WHAT YOU NEED TO DO:
Write out the listing, please, but only from its first line through the line containing "return x / W, 1 - y / H", exactly as given and without pictures.

Start of RAW DATA

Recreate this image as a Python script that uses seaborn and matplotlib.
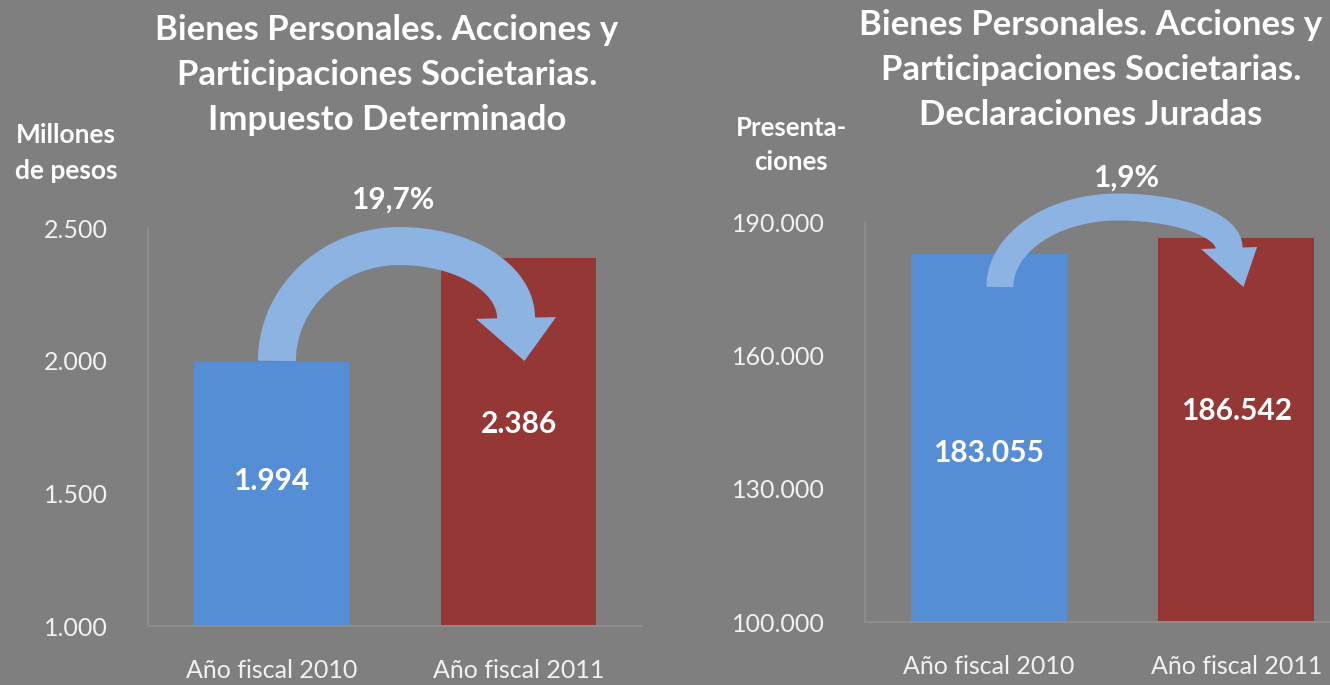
import numpy as np
import matplotlib
matplotlib.use("Agg")
import matplotlib.pyplot as plt
import matplotlib.transforms as mtransforms
from matplotlib.patches import Polygon
import seaborn as sns

# =========================
#        DATA
# =========================
categories = ["Año fiscal 2010", "Año fiscal 2011"]
impuesto_values = [1994, 2386]            # millones de pesos
ddjj_values = [183055, 186542]            # presentaciones
impuesto_change = "19,7%"
ddjj_change = "1,9%"

impuesto_ticks = [1000, 1500, 2000, 2500]
ddjj_ticks = [100000, 130000, 160000, 190000]

BG = "#7f7f7f"
BAR_COLORS = ["#558ed5", "#953735"]
ARROW_COLOR = "#8db3e2"
AXIS_COLOR = "#8c8c8c"
W, H = 1330, 685


def fmt_miles(v):
    return f"{v:,.0f}".replace(",", ".")


def px(x, y):
    # pixel position (from top-left) -> figure fraction
    return x / W, 1 - y / H


def curved_arrow(fig, ax, start, peak, end, tip, shaft_w, head_w):
    """Block arrow (Excel style) through start -> peak -> end, head to tip."""
    S, P, E, K = ax.transData.transform([start, peak, end, tip])
    t1 = np.linspace(np.pi, np.pi / 2, 60)
    left = np.column_stack([P[0] + (P[0] - S[0]) * np.cos(t1),
                            S[1] + (P[1] - S[1]) * np.sin(t1)])
    t2 = np.linspace(np.pi / 2, 0, 60)
    right = np.column_stack([P[0] + (E[0] - P[0]) * np.cos(t2),
                             E[1] + (P[1] - E[1]) * np.sin(t2)])
    c = np.vstack([left, right[1:]])
    tang = np.gradient(c, axis=0)
    tang /= np.linalg.norm(tang, axis=1)[:, None]
    nrm = np.column_stack([-tang[:, 1], tang[:, 0]])
    side_a = c + nrm * shaft_w / 2
    side_b = c - nrm * shaft_w / 2
    head_a = c[-1] + nrm[-1] * head_w / 2
    head_b = c[-1] - nrm[-1] * head_w / 2
    verts = np.vstack([side_a, head_a, K, head_b, side_b[::-1]])
    fig.add_artist(Polygon(verts, closed=True, facecolor=ARROW_COLOR,
                           edgecolor="none", transform=mtransforms.IdentityTransform(),
                           zorder=5))


def style_axis(ax, ticks, ylim, tick_pad):
    ax.set_facecolor("none")
    ax.set_ylim(*ylim)
    ax.set_xlim(-0.5, 1.5)
    ax.set_yticks(ticks)
    ax.set_yticklabels([fmt_miles(t) for t in ticks])
    ax.set_xticks([0, 1])
    ax.set_xticklabels(categories)
    ax.set_xticks([-0.5, 0.5, 1.5], minor=True)
    ax.tick_params(axis="x", which="major", length=0, pad=24, labelsize=18,
                   colors="#f2f2f2")
    ax.tick_params(axis="x", which="minor", length=8, width=1.5, color=AXIS_COLOR)
    ax.tick_params(axis="y", length=8, width=1.5, color=AXIS_COLOR, pad=tick_pad,
                   labelsize=18, labelcolor="#f2f2f2")
    for s in ["top", "right"]:
        ax.spines[s].set_visible(False)
    for s in ["left", "bottom"]:
        ax.spines[s].set_color(AXIS_COLOR)
        ax.spines[s].set_linewidth(1.5)
    ax.set_xlabel("")
    ax.set_ylabel("")
    ax.grid(False)


def bar_panel(ax, values, ticks, label_frac):
    sns.barplot(x=categories, y=values, hue=categories, palette=BAR_COLORS,
                width=0.63, legend=False, saturation=1, linewidth=0,
                edgecolor="none", ax=ax)
    base = ticks[0]
    for i, (v, f) in enumerate(zip(values, label_frac)):
        ax.text(i, base + f * (v - base), fmt_miles(v), ha="center", va="center",
                color="white", fontsize=21.5, fontweight="bold")


# =========================
#        FIGURE
# =========================
sns.set_theme(style="white")
plt.rcParams["font.family"] = ["Lato", "DejaVu Sans"]

fig = plt.figure(figsize=(W / 100, H / 100), dpi=100)
fig.patch.set_facecolor(BG)

ax1 = fig.add_axes([148 / W, 1 - 626 / H, (642 - 148) / W, (626 - 228) / H])
ax2 = fig.add_axes([865 / W, 1 - 622 / H, (1360 - 865) / W, (622 - 223) / H])

bar_panel(ax1, impuesto_values, impuesto_ticks, [0.55, 0.55])
style_axis(ax1, impuesto_ticks, (impuesto_ticks[0], impuesto_ticks[-1]), 21)

bar_panel(ax2, ddjj_values, ddjj_ticks, [0.46, 0.55])
style_axis(ax2, ddjj_ticks, (ddjj_ticks[0], ddjj_ticks[-1]), 21)

# titles
fig.text(*px(387, 75), "Bienes Personales. Acciones y\nParticipaciones Societarias.\nImpuesto Determinado",
         ha="center", va="center", color="white", fontsize=25, fontweight="bold",
         linespacing=1.5)
fig.text(*px(1091, 70), "Bienes Personales. Acciones y\nParticipaciones Societarias.\nDeclaraciones Juradas",
         ha="center", va="center", color="white", fontsize=25, fontweight="bold",
         linespacing=1.5)

# unit labels
fig.text(*px(66, 153), "Millones\nde pesos", ha="center", va="center",
         color="white", fontsize=19, fontweight="bold", linespacing=1.6)
fig.text(*px(791, 145), "Presenta-\nciones", ha="center", va="center",
         color="white", fontsize=18.5, fontweight="bold", linespacing=1.5)

# variation arrows and percentages
curved_arrow(fig, ax1, (0.022, 1999), (0.518, 2432), (0.99, 2161), (1.024, 1999), 38, 80)
fig.text(*px(393, 200), impuesto_change, ha="center", va="center",
         color="white", fontsize=21.5, fontweight="bold")

curved_arrow(fig, ax2, (0.045, 175563), (0.522, 193608), (0.971, 184360), (1.029, 175563), 27, 56)
fig.text(*px(1126, 178), ddjj_change, ha="center", va="center",
         color="white", fontsize=21.5, fontweight="bold")

fig.savefig("out.png", dpi=100, facecolor=BG)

End of RAW DATA

SOLUTION FOR THIS TASK:
Recreate this image as a Python script that uses seaborn and matplotlib.
import numpy as np
import matplotlib
matplotlib.use("Agg")
import matplotlib.pyplot as plt
import matplotlib.transforms as mtransforms
from matplotlib.patches import Polygon
import seaborn as sns

# =========================
#        DATA
# =========================
categories = ["Año fiscal 2010", "Año fiscal 2011"]
impuesto_values = [1994, 2386]            # millones de pesos
ddjj_values = [183055, 186542]            # presentaciones
impuesto_change = "19,7%"
ddjj_change = "1,9%"

impuesto_ticks = [1000, 1500, 2000, 2500]
ddjj_ticks = [100000, 130000, 160000, 190000]

BG = "#7f7f7f"
BAR_COLORS = ["#558ed5", "#953735"]
ARROW_COLOR = "#8db3e2"
AXIS_COLOR = "#8c8c8c"
W, H = 1330, 685


def fmt_miles(v):
    return f"{v:,.0f}".replace(",", ".")


def px(x, y):
    # pixel position (from top-left) -> figure fraction
    return x / W, 1 - y / H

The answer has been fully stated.